Page:History of Woman Suffrage Volume 5.djvu/654

This page has been proofread, but needs to be validated.

CHAPTER XX.

THE FEDERAL AMENDMENT FOR WOMAN SUFFRAGE.[1]

The first convention in all history to consider the Rights of Women was called by Lucretia Mott, Elizabeth Cady Stanton and two others to meet July 19, 20, 1848, at Seneca Falls in western New York, Mrs. Stanton's home.[2] In 1851 the work was taken up by Susan B. Anthony, destined to be its supreme leader for the next half century. Meetings soon began to take place and societies to be formed in various States, so that by 1861 there was a well-defined movement toward woman suffrage. Large conventions were held annually in eastern and western cities, in which the most prominent men and women participated. The commencement of the Civil War ended all efforts for this object and its leaders devoted themselves for the next five years to the women's part of every war. In May, 1866, Mrs. Stanton and Miss Anthony issued a call for the scattered forces to come together in convention in New York City, and here began the movement for woman suffrage which continued without a break for fifty-four years.

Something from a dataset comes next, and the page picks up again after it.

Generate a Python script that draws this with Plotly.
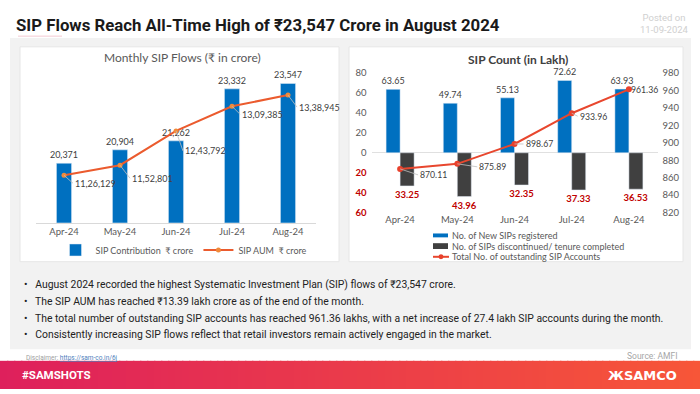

No large extension of the franchise had been made since the government was founded except to the working men between 1820 and 1830 and this had been accomplished by amending State constitutions. There had been no thought of enfranchising women in any other way but now Congress, for the purpose of giving the ballot to the recently freed negro men, was about to submit an amendment to the National Constitution. This convention was called to protest against "class legislation" and demand that women should be included. It adopted a Memorial to Congress, prepared by Mrs. Stanton, which contained a portion of Charles Sumner's great speech, Equal Rights for All, and was

  1. The History is indebted for this chapter to Mrs. Ida Husted Harper, author of the Life and Work of Susan B. Anthony, and with Miss Anthony of Volume IV of the History of Woman Suffrage, which ended with 1900.
  2. For full account see History of Woman Suffrage, Volume 1, page 67.